An attacker is "allowed" to know the salt - your security must be designed in a way that even with the knowledge of the salt it is still secure.
What does the salt do ?
Salt aids in defending against brute-force attacks using pre-computed "rainbow-tables".
Salt makes brute-force much more expensive (in time/memory terms) for the attacker.
Calculating such a table is expensive and usually only done when it can be used for more than one attack/password.
IF you use the same salt for all password an attacker could pre-compute such a table and then brute-force your passwords into cleartext...
As long as you generate a new (best cryptogrpahically strong) random salt for every password you want to store the hash of there is no problem.
Depending on how you use MD5 it is a weakness since MD5 is no longer seen as "cryptogtaphically secure"
IF you want to strengthen the security further
You could calculate the hash several times over (hash the hash etc.) - this doesn't cost you much but it makes a brute-force attack / calculating "rainbow-tables" even more expensive... please don't invent yourself - there are proven standard methods to do so, see for example http://en.wikipedia.org/wiki/PBKDF2 and http://www.itnewb.com/tutorial/Encrypting-Passwords-with-PHP-for-Storage-Using-the-RSA-PBKDF2-Standard and http://msdn.microsoft.com/en-us/library/system.security.cryptography.rfc2898derivebytes.aspx
Using such a mechanism is these days mandatory since "CPU/GPU time" (usable for attacks like rainbow tables/brute force etc.) is getting more and more widely available (see for example the fact that Amazon's Cloud service is among the top 50 of fastest supercomuters worldwide and can be used by anyone for a comparatively small amount)!
Splitting the salt into 2 pieces, one hardcoded/constant and one unique part is NOT recommended!
Depending on the algorithm used this can be a weakness helping an attacker to break your security. I would highly recommend NOT doing this unless you can prove mathematically that it does not weaken your security (which is very hard to do IMHO).
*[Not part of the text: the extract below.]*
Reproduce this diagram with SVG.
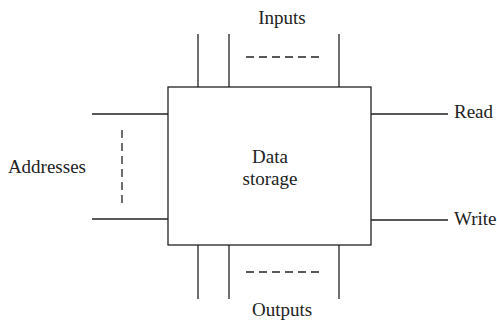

There is NO problem at all for an attacker to know your complete salt if you implement the security correctly...
UPDATE (as per comment):
RFC 2898 is an important reference on PBKDF2. In section 4.1 it talks about adding a part to the salt
the salt should contain data that explicitly distinguishes between
different operations and different key lengths
This has IMHO no relation to what the OP is asking. The RFC talks about information on key lengths etc. being incorporated as an additional part along with the random salt. This is very similar to having a file format containing a header section describing specific aspects of the data it contains. This does not weaken security and is possibly very usefel in a scenario where interoperability between different systems is needed.
In contrast what the OP is asking is basically storing only a part of the salt in the DB while keeping the other (smaller) part hardcoded in the application which means that the salt in the DB is not complete... doing this means losing entropy of the salt (i.e. a 64-bit salt with 8 bits being constant is actually only as secure as a 56-bit salt) which in turn leads to weakening the security the salt provides (at least for any algorithm I can think off right now)... this contradicts what the OP intends (increasing security).
UPDATE 2 (as per discussion with owlstead):
You can add some "secret" (which can be hardcoded in your application) to the plaintext BEFORE hashing with PBKDF2 using a unique and random salt which is completely stored in the DB... that could help a bit although it accounts for security by obscurity IMO.